I giovani cronisti che seguirono quella avvincente campagna elettorale del 2011 percepivano già nelle settimane antecedenti il voto l’aria di cambiamento che si respirava in una città riempita di palloncini arancioni, eppure i giornalisti che gli erano più vicini li reguardivano: «Nino Caianiello perde Gallarate? Non ci credo nemmeno se lo vedo». 
Da politico arguto, lo aveva invece capito Caianiello stesso. Tanto che, consapevole che la sinistra avesse scelto da una stalla dimenticata da tempo il cavallo vincente, quando uscì il nome di Guenzani rimase spiazzato e arrivò persino pubblicamente a dire: «Se sapevo che era interessato a fare il sindaco avremmo potuto parlarne». 
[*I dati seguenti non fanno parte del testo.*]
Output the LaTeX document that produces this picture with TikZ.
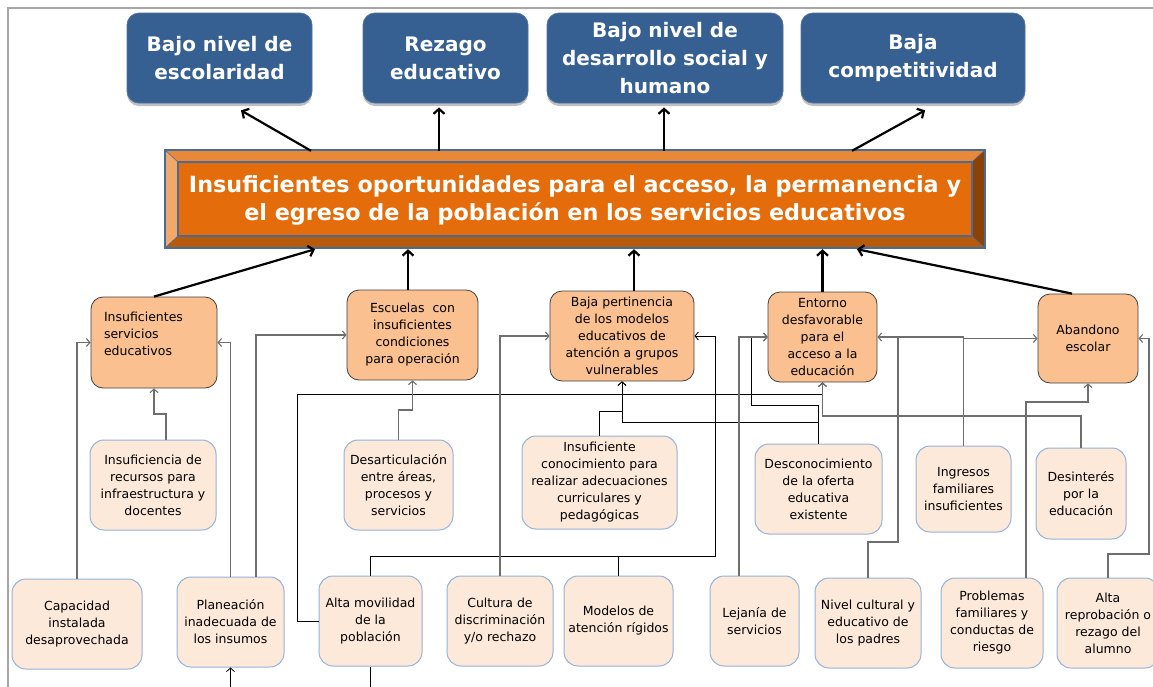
\documentclass[tikz,border=0pt]{standalone}
\usepackage{fontspec}
\newfontfamily\dv{DejaVu Sans}
\usetikzlibrary{arrows.meta,calc,shadows}
\definecolor{hdrblue}{RGB}{55,96,146}
\definecolor{hdrbd}{RGB}{80,115,160}
\definecolor{faceor}{RGB}{228,108,10}
\definecolor{topbev}{RGB}{232,137,58}
\definecolor{leftbev}{RGB}{240,169,106}
\definecolor{botbev}{RGB}{182,90,12}
\definecolor{rightbev}{RGB}{138,66,8}
\definecolor{bevline}{RGB}{74,107,150}
\definecolor{midor}{RGB}{250,192,144}
\definecolor{midbd}{RGB}{64,64,64}
\definecolor{lowor}{RGB}{253,233,217}
\definecolor{lowbd}{RGB}{149,179,215}
\definecolor{framegray}{RGB}{166,166,166}
\definecolor{conngray}{RGB}{110,110,110}
\newcommand\myBody{\dv\fontsize{12.5}{17}\selectfont}
\newcommand\myHdr{\dv\bfseries\fontsize{20}{28}\selectfont}
\newcommand\myTitle{\dv\bfseries\fontsize{22.3}{28}\selectfont}
\begin{document}
\begin{tikzpicture}[x=1pt,y=-1pt,
  hdrbox/.style={rounded corners=12pt, fill=hdrblue, draw=hdrbd, line width=0.8pt, text=white, font=\myHdr, align=center, inner sep=2pt,
    drop shadow={shadow xshift=0pt,shadow yshift=-3pt,opacity=0.25,fill=black}},
  midbox/.style={rounded corners=12pt, fill=midor, draw=midbd, line width=0.8pt, font=\myBody, align=center, inner sep=2pt},
  lowbox/.style={rounded corners=14pt, fill=lowor, draw=lowbd, line width=1pt, font=\myBody, align=center, inner sep=2pt},
  big/.style={line width=2.2pt, -{Straight Barb[length=5pt,width=11pt]}},
  cg/.style={draw=conngray, line width=1.1pt},
  ck/.style={draw=black, line width=0.8pt},
  ar/.style={-{Straight Barb[length=3.5pt,width=8pt]}}
]
\useasboundingbox (0,0) rectangle (1153,686);
\fill[white] (0,0) rectangle (1153,686);
% frame
\draw[framegray, line width=1.5pt] (8,690) -- (8,8) -- (1160,8);

% top boxes
\node[hdrbox, minimum width=185, minimum height=90] (b1) at (219.5,58) {Bajo nivel de\\escolaridad};
\node[hdrbox, minimum width=165, minimum height=90] (b2) at (445.5,58) {Rezago\\educativo};
\node[hdrbox, minimum width=236, minimum height=90] (b3) at (665,58) {Bajo nivel de\\desarrollo social y\\humano};
\node[hdrbox, minimum width=224, minimum height=90] (b4) at (913,58) {Baja\\competitividad};

% main bevel box
\fill[faceor] (178,162) rectangle (972,236);
\fill[topbev] (165,150) -- (985,150) -- (972,162) -- (178,162) -- cycle;
\fill[leftbev] (165,150) -- (178,162) -- (178,236) -- (165,248) -- cycle;
\fill[botbev] (165,248) -- (178,236) -- (972,236) -- (985,248) -- cycle;
\fill[rightbev] (985,150) -- (985,248) -- (972,236) -- (972,162) -- cycle;
\draw[bevline, line width=1.2pt] (165,150) rectangle (985,248);
\draw[bevline, line width=1.2pt] (178,162) rectangle (972,236);
\draw[bevline, line width=0.6pt] (165,150) -- (178,162) (985,150) -- (972,162) (165,248) -- (178,236) (985,248) -- (972,236);
\node[minimum width=820, minimum height=98, inner sep=0pt, text=white, font=\myTitle, align=center] (main) at (575,200)
  {Insuficientes oportunidades para el acceso, la permanencia y\\el egreso de la población en los servicios educativos};

% middle row
\node[midbox, minimum width=126, minimum height=91, align=left, text width=100, inner xsep=13pt] (A) at (154,342.5)
  {Insuficientes\\servicios\\educativos\\\mbox{}};
\node[midbox, minimum width=131, minimum height=90] (B) at (412.5,335) {Escuelas\ \ con\\insuficientes\\condiciones\\para operación};
\node[midbox, minimum width=144, minimum height=90] (C) at (622,336) {Baja pertinencia\\de los modelos\\educativos de\\atención a grupos\\vulnerables};
\node[midbox, minimum width=109, minimum height=90] (D) at (822.5,337) {Entorno\\desfavorable\\para el\\acceso a la\\educación};
\node[midbox, minimum width=100, minimum height=89] (E) at (1088,338.5) {Abandono\\escolar};

% second row
\node[lowbox, minimum width=126, minimum height=90] (F) at (153,485) {Insuficiencia de\\recursos para\\infraestructura y\\docentes};
\node[lowbox, minimum width=109, minimum height=90] (G) at (398.5,485) {Desarticulación\\entre áreas,\\procesos y\\servicios};
\node[lowbox, minimum width=155, minimum height=93] (H) at (599.5,482.5) {Insuficiente\\conocimiento para\\realizar adecuaciones\\curriculares y\\pedagógicas};
\node[lowbox, minimum width=127, minimum height=90] (I) at (818.5,489) {Desconocimiento\\de la oferta\\educativa\\existente};
\node[lowbox, minimum width=95, minimum height=86] (J) at (963.5,489) {Ingresos\\familiares\\insuficientes};
\node[lowbox, minimum width=90, minimum height=91] (K) at (1081,493.5) {Desinterés\\por la\\educación};

% bottom row
\node[lowbox, minimum width=130, minimum height=90] (L) at (77,624) {Capacidad\\instalada\\desaprovechada};
\node[lowbox, minimum width=107, minimum height=90] (M) at (230.5,622) {Planeación\\inadecuada de\\los insumos};
\node[lowbox, minimum width=103, minimum height=90] (N) at (370.5,621) {Alta movilidad\\de la\\población};
\node[lowbox, minimum width=106, minimum height=90] (O) at (500,621) {Cultura de\\discriminación\\y/o rechazo};
\node[lowbox, minimum width=109, minimum height=90] (P) at (618.5,621) {Modelos de\\atención rígidos};
\node[lowbox, minimum width=89, minimum height=90] (Q) at (754.5,621) {Lejanía de\\servicios};
\node[lowbox, minimum width=106, minimum height=90] (R) at (868,623) {Nivel cultural y\\educativo de\\los padres};
\node[lowbox, minimum width=102, minimum height=90] (S) at (992,623) {Problemas\\familiares y\\conductas de\\riesgo};
\node[lowbox, minimum width=102, minimum height=90] (T) at (1108,623) {Alta\\reprobación o\\rezago del\\alumno};

\coordinate (mbot) at (230.5,690);
\coordinate (nbot) at (370.5,690);

% thick arrows
\draw[big] (main.north -| 311,0) -- ($(b1.south)+(21.5,7)$);
\draw[big] (main.north -| 439,0) -- ($(b2.south -| 439,0)+(0,4)$);
\draw[big] (main.north -| 664,0) -- ($(b3.south -| 664,0)+(0,4)$);
\draw[big] (main.north -| 852,0) -- ($(b4.south)+(12,7)$);
\draw[big] (A.north) -- (main.south -| 315,0);
\draw[big] (B.north -| 408,0) -- (main.south -| 408,0);
\draw[big] (C.north -| 634,0) -- (main.south -| 634,0);
\draw[big] (D.north) -- (main.south -| 822.5,0);
\draw[big] ($(E.north)+(-16,0)$) -- (main.south -| 857,0);

% thin connectors
\draw[cg,ar] (F.north -| 166,0) |- (154,414) -- (A.south);
\draw[cg,ar] (L.north) |- (A.west);
\draw[cg,ar] (M.north) |- (A.east);
\draw[cg,ar] (M.north -| 256,0) |- (B.west);
\draw[ck,ar] (mbot) -- (M.south);
\draw[ck,ar] (N.west) -| (297,394) -| (D.south);
\draw[ck,ar] (N.north) |- (715,556) |- (C.east);
\draw[ck] (N.south) -- (nbot);
\draw[ck] (P.north) -- (P.north |- 0,556);
\draw[cg,ar] (O.north) |- (C.west);
\draw[cg,ar] (G.north) |- (412.5,410) -- (B.south);
\draw[ck,ar] (H.north) |- (622,411) -- (C.south);
\draw[ck,ar] (I.north) |- (622,422) -- (C.south);
\draw[ck,ar] (I.north) |- (751,405) |- (D.west);
\draw[cg,ar] (Q.north -| 739,0) |- (D.west);
\draw[cg,ar] (K.north) |- (822.5,416) -- (D.south);
\draw[cg,ar] (J.north) |- (D.east);
\draw[cg,ar] (J.north) |- (E.west);
\draw[cg] (R.north) |- (898,542) -- (D.east -| 898,0);
\draw[cg,ar] (T.north) |- (1149,554) |- (E.east);
\draw[cg,ar] (S.north -| 1026,0) |- (1088,402) -- (E.south);
\end{tikzpicture}
\end{document}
Secondo gli storyteller di quel periodo, fu l’inizio della fine dell’impero del mullah. I suoi sodali gliela giurarono, tanto che tra furbizie, sotterfugi e pseudo-scandali creati ad hoc, nei cinque anni successivi gli fecero sudare la fascia tricolore a tal punto da ricandidarsi quasi come atto dovuto, conscio che rappresentava la sola possibilità per il centrosinistra di rivincere dopo cinque anni di eccessiva morigeratezza. E infatti perse. Perché, proprio come diceva un altro esponente del centrosinistra gallaratese scomparso di recente, Dario Terreni, in politica «contano i numeri». E nel 2016, con Lega e Forza Italia tornati insieme a sostegno di Andrea Cassani, non ci fu partita. Guenzani non se ne fece un cruccio, anzi il giorno del passaggio di consegne a Palazzo Borghi sembrava quasi sollevato di poter tornare a tempo pieno al suo lavoro. Perché se è vero, come ha ricordato l’ex presidente del consiglio comunale Donato Lozito, che è riuscito a reinterpretare e mettere a frutto l’esperienza democristiana della Prima Repubblica nella seconda decade del Duemila, fu altrettanto evidente – in particolare negli ultimi cinque anni seduto in opposizione – che usi e costumi della politica moderna non gli appartenevano più. Quella entusiasmante stagione arancione in Italia era già finita da un pezzo e Gallarate non faceva eccezione. Guenzani ne era consapevole, e nonostante avesse meritato una uscita di scena meno modesta di quella che gli hanno tributato, dalla politica si congedò allo stesso modo con cui oggi ha scelto di andarsene per sempre. In silenzio, lontano da tutto e da tutti.